Nineteenth Century Philosophy

Friedrich Schelling

What was Friedrich Schelling’s major thesis?

Schelling believed that the entirety of Nature, physical as well as mental, was Mind on the way toward consciousness. But consciousness, or the human self, is the creator of nature. Life cannot be explained in mechanistic or inert terms.

Schelling resurrected a type of alchemical thought whereby “magnetism,” which is the general form of particular existence, either becomes evident in light or maleness, or else becomes evident in heavy inertia, or femaleness. In ordinary language (although there was nothing ordinary about this belief) the alchemists believed that things that exist are all made up of a magnetic something that can manifest itself in either lightweight and airy (or male) beings, or else in heavy and dense (or female) beings.

He believed that existent reality became separated from the Absolute in a spontaneous act of freedom, which created time itself, along with the world as we know it. That is, there occurred in the Absolute a spontaneous burst of freedom that resulted in the separation of what we perceive as reality from the Absolute. Another consequence was the appearance of time. This is to say that the Absolute exists outside of time.

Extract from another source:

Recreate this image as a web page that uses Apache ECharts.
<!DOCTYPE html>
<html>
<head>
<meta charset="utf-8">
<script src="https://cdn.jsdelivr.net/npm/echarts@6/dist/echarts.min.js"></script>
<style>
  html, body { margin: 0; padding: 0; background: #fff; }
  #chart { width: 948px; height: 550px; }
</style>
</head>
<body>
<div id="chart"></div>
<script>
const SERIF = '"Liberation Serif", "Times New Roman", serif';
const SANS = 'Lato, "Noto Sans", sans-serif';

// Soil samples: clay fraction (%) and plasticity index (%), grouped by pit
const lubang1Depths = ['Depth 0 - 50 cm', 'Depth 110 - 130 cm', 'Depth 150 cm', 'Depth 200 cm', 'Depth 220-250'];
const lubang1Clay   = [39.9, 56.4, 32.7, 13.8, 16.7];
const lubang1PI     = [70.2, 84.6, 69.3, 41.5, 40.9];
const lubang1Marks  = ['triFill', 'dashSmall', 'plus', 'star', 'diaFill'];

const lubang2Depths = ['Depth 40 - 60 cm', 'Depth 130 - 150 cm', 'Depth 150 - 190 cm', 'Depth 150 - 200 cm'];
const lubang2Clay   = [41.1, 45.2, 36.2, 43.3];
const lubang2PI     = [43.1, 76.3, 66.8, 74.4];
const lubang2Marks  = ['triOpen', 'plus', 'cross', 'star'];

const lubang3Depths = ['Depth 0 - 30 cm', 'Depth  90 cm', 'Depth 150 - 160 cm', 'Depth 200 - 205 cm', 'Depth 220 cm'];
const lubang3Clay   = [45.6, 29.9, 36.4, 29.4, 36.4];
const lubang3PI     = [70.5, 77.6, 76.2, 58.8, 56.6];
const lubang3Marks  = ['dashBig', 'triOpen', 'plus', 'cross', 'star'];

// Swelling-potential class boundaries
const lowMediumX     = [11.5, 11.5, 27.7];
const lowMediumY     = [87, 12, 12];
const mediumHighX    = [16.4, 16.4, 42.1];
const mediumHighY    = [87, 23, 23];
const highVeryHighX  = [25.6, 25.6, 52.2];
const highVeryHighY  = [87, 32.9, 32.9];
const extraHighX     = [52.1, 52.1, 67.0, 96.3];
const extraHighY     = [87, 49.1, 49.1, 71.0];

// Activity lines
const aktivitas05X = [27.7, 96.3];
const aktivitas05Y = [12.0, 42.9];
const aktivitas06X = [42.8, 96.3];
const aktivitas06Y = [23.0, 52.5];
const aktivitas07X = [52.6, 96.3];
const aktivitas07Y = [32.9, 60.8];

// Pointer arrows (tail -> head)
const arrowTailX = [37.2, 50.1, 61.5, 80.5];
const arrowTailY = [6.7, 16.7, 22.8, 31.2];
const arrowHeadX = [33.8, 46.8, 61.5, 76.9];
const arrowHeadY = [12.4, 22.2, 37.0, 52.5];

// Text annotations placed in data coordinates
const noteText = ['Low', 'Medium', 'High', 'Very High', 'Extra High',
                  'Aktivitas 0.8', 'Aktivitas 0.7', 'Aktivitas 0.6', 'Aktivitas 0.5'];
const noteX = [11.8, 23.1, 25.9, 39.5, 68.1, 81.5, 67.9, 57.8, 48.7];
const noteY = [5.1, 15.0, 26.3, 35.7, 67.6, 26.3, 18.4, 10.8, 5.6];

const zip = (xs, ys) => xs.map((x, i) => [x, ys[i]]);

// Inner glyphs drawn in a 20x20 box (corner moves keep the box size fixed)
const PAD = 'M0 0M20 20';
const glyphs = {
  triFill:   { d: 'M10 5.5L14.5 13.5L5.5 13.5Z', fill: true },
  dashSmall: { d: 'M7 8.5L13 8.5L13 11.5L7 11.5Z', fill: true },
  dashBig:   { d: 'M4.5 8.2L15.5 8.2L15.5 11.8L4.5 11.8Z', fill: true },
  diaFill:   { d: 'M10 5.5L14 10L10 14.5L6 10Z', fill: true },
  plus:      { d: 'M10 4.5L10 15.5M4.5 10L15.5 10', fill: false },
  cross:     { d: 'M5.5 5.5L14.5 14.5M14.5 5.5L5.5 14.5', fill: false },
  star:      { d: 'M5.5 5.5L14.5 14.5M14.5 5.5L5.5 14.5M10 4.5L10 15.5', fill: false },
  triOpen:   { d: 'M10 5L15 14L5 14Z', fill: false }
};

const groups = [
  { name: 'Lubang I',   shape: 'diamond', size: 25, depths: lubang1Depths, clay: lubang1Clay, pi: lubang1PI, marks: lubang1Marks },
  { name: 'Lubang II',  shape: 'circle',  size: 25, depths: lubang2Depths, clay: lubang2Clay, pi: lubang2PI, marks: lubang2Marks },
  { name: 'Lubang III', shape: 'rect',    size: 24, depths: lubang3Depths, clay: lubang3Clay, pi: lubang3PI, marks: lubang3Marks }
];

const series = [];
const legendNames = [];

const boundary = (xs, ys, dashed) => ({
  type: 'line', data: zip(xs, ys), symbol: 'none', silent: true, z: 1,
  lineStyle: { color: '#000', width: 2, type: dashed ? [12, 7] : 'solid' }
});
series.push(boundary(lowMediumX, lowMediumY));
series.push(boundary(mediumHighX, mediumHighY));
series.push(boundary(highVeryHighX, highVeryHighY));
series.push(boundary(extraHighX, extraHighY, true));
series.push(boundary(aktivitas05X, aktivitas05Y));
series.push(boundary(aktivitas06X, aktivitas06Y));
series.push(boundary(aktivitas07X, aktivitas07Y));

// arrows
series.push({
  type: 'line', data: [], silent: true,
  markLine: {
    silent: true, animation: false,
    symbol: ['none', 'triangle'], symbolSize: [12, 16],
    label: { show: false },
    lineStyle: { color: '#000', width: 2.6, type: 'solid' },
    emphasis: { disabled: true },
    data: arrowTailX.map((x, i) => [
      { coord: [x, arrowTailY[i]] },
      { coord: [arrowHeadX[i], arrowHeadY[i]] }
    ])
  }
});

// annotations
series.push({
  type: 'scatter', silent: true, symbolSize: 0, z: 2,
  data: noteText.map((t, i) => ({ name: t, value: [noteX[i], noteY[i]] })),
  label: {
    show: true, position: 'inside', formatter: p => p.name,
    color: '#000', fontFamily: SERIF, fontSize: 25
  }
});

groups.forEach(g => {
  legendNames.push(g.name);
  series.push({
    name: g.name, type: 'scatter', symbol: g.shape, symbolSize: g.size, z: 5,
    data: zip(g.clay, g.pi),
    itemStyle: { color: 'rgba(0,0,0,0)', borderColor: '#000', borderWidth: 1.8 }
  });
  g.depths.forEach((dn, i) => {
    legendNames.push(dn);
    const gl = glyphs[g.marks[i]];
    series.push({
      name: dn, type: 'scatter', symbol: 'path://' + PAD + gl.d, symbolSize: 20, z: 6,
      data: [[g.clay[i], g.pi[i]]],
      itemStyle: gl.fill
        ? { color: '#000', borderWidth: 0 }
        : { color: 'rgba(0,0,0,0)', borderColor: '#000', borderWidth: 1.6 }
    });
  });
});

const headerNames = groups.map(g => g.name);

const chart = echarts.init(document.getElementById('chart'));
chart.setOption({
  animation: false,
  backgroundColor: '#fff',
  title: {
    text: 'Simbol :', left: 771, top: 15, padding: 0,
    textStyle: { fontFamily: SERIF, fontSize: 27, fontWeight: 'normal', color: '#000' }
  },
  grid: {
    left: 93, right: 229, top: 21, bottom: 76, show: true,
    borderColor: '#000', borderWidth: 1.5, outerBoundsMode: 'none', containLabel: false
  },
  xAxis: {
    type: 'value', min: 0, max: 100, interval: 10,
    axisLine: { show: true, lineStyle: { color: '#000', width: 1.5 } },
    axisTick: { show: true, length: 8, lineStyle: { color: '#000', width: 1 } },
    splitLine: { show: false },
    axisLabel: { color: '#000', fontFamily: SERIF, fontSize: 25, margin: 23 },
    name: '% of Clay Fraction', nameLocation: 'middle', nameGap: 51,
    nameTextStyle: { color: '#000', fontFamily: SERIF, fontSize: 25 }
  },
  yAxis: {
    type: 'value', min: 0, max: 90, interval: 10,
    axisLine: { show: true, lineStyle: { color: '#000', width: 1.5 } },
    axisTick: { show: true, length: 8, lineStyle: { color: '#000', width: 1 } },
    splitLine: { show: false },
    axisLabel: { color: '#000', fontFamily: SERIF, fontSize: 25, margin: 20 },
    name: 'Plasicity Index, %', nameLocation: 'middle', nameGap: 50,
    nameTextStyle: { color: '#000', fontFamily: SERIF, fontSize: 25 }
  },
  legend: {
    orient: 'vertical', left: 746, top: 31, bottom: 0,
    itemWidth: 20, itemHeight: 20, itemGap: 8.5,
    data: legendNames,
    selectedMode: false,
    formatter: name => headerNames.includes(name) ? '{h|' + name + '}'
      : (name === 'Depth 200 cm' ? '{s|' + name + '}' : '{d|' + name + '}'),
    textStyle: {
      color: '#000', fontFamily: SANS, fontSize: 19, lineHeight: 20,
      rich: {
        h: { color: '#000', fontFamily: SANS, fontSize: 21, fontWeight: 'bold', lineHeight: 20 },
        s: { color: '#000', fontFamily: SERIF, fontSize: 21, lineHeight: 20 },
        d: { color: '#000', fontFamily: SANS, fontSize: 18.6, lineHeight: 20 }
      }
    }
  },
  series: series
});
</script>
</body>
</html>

Schelling had a following among Romantics in the sciences, as well as in the arts because Romantics in the nineteenth century, as today, loved quasi-mystical explanations of the world. Lorenz Oken (1774–1851), for example, postulated that all of life in Schelling’s sense in which nature is unconscious mind, originated in “primeval slime.” The connection between Oken’s idea and Schelling’s thought is not at all clear, except to indicate how one wild set of ideas is capable of inspiring others.